Multiple EU countries already have human rights due diligence style legislation in place, or under development (according to the ECCJ). In the UK, businesses, investors and business organisations including John Lewis, Tesco, Microsoft, Primark, the BRC, Asos and Co-op Bank have called on the Government to introduce a new legal requirement for companies and investors to carry out human rights and environmental due diligence (see update form the Corporate Justice Coalition here).

Launch of Campaign for Corporate Accountability Legislation in Ireland

The Irish Coalition for Business & Human Rights (ICBHR) launched the campaign for corporate accountability legislation in Ireland this week: 

A poll conducted by the ICBHR shows 81% of Irish people want legally binding regulations in Ireland for Irish companies acting unethically in low-income countries. Only 11% believe Irish companies should be able to self-regulate and apply their own standards.

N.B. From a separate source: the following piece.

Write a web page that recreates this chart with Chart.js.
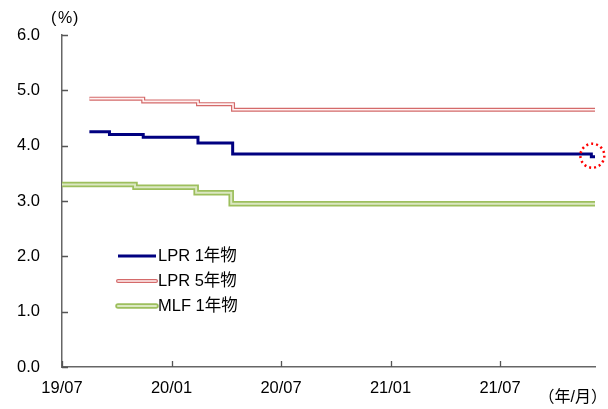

Updates on Civil Proceedings and Civil Liability 

Laws at EU and at national level must make provision for sanctions on businesses which fail to conduct effective due diligence. So that those impacted have access to effective remedy, there must be provision for civil liability and complementary reforms which may be required to remove barriers to remedy. Recently published resources include:

  • ECCJ, ‘Suing Goliath, an analysis of civil cases against EU companies for overseas human rights and environmental abuses
  • Danish Institute for Human Rights, ‘Human Rights Due Diligence laws: key considerations’

UN Binding Treaty on Business and Human Rights

The 7th round of negotiations for a UN binding treaty to regulate transnational corporations and other businesses is underway. The 7th session of the intergovernmental working group will take place on 25 – 29 October 2021. Expert commentary, including on the Third Revised Draft is available on the Business and Human Rights Resource Centre website.

We hope you enjoyed this update and continue to watch this space!